Zum Gedenken an die Pogromnacht vor 77 Jahren:Ausstellung in der Versöhnungskirche

Ausstellung Marlies Poss

Die Großtante von Marlies Poss war in Theresienstadt inhaftiert. Diese Erzählungen prägen ihre Werke.

(Foto: npj)

Zum Gedenken an die Opfer der Pogromnacht am 9. November 1938 eröffnet die Evangelische Versöhnungskirche auf dem Gelände der KZ-Gedenkstätte Dachau eine Ausstellung. Am Sonntag, 8. November, um 11 Uhr beginnt der öffentliche Gedenkgottesdienst für die Opfer der Novemberpogrome. In der Nacht vom 9. zum 10. November 1938 wurden in Deutschland, in Österreich und im "Sudetenland" Synagogen geschändet und zerstört, Wohnungen und Geschäfte in jüdischem Besitz verwüstet, Hunderte Juden ermordet oder in den Suizid getrieben und etwa 30 000 jüdische Männer verhaftet und später in Konzentrationslager verschleppt, etwa 11 000 nach Dachau, wo viele in den folgenden Wochen ermordet wurden.

Beim Gedenken wirken mit: Kantor Nikola David von der Münchner Liberalen jüdischen Gemeinde Beth Shalom, die Bratschistin Boguslawa Hubisz-Sielska aus Krakau, die Werke der Auschwitz-Überlebenden Rachel Knobler spielt, die Organistin Christine Hänsel aus Dachau, Agco Halmen von der Aktion Sühnezeichen Friedensdienste und Pfarrer Björn Mensing von der Versöhnungskirche, Landesbeauftragter der evangelischen Kirche für Gedenkstättenarbeit.

Im Rahmen des Gedenkens wird die Ausstellung "Erinnerte Gegenwart - Dokumente und Installationen zu Theresienstadt" eröffnet.
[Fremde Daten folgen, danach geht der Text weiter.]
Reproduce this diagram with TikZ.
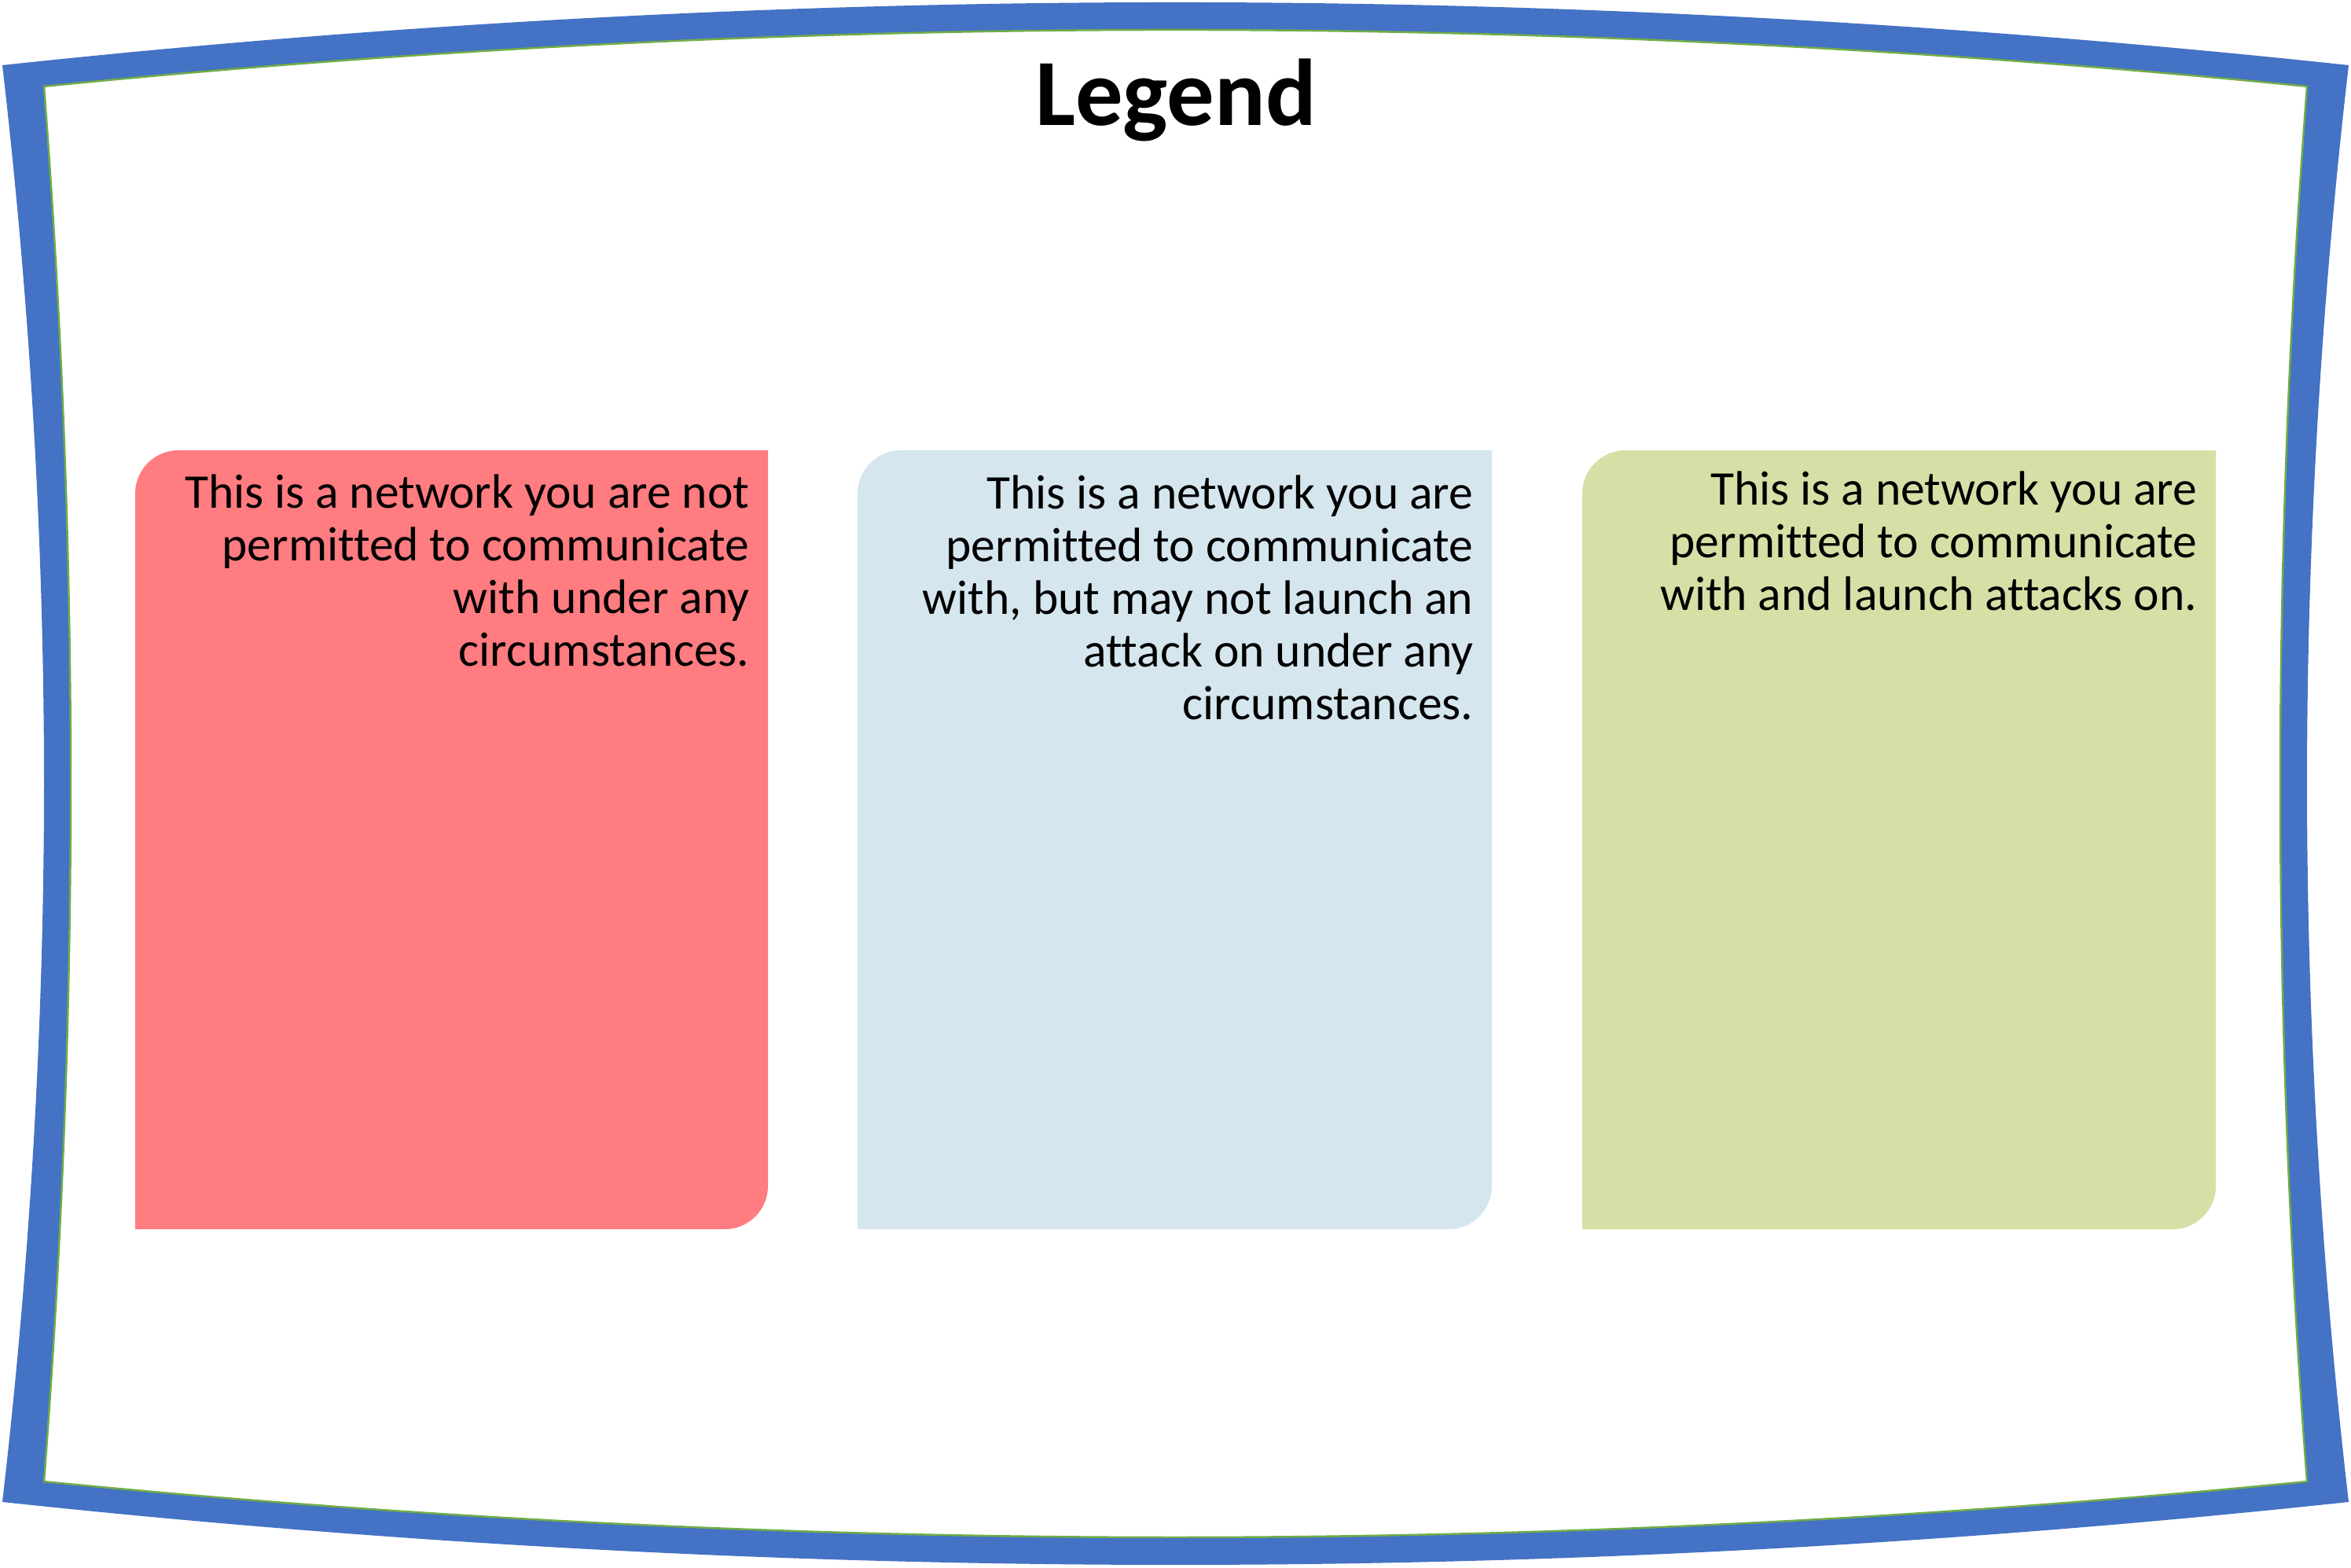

Die Münchner Künstlerin Marlies Poss, 1944 geboren - Großmutter und Mutter waren zu diesem Zeitpunkt als jüdische Frauen untergetaucht -, führt in die Ausstellung ein. Sie selbst wurde durch Schilderungen und Dokumente ihrer Großtante Berthie Philipp (1881-1960), die von 1942 bis 1945 im Ghetto Theresienstadt inhaftiert war, zu Installationen inspiriert, mit denen der Künstlerin eine lebendige Vergegenwärtigung gelingt.

In der Ausstellung werden zudem die Theresienstadt-Häftlinge Robert Mühlstein (1906-1980) und Clementine Grube (1903-1970) porträtiert, deren Sohn und Mithäftling Ernst Grube, 82, als Zeitzeuge bei der Vernissage spricht. Ernst Grube, Vorsitzender des Kuratoriums der Stiftung Bayerische Gedenkstätten und stellvertretender Vorsitzender der Lagergemeinschaft Dachau, wurde in Theresienstadt von der Roten Armee befreit. In Theresienstadt (heute: Terezin/Tschechische Republik) wurden von 1941 bis 1945 auf Befehl der deutschen Besatzer mehr als 150 000 Menschen wegen ihrer jüdischen Herkunft inhaftiert. Die Lebensbedingungen glichen denen in den Konzentrationslagern. Etwa 34 000 Menschen wurden im Ghetto ermordet, Zehntausende in der Vernichtungslager im Osten deportiert. Das NS-Regime nutzte die kulturellen Aktivitäten der Häftlinge zynisch für seine Propagandalüge von der "jüdischen Mustersiedlung". Die Ausstellung wird bis zum 20. Januar 2016 im Gesprächsraum der Versöhnungskirche gezeigt: montags von 10 bis 12 Uhr, dienstags bis freitags von 10 bis 16 Uhr und sonntags von 12 bis 13 Uhr.

Die DGB-Jugend Bayern erinnert auch dieses Jahr an die Novemberpogrome mit einer Gedenkveranstaltung in der KZ-Gedenkstätte am 8. November, beginnend um 13 Uhr. Von 19 Uhr an folgt die Gedenkfeier im Foyer des Rathauses in der Dachauer Altstadt, bei welcher der Zeitzeuge Shraga Milstein spricht und ein Kranz niedergelegt wird. Schüler des Josef-Effner-Gymnasiums verlesen die Namen von Holocaust-Opfern, und das Jazz-Salonorchester der Schule spielt unter der Leitung von Hans Blume.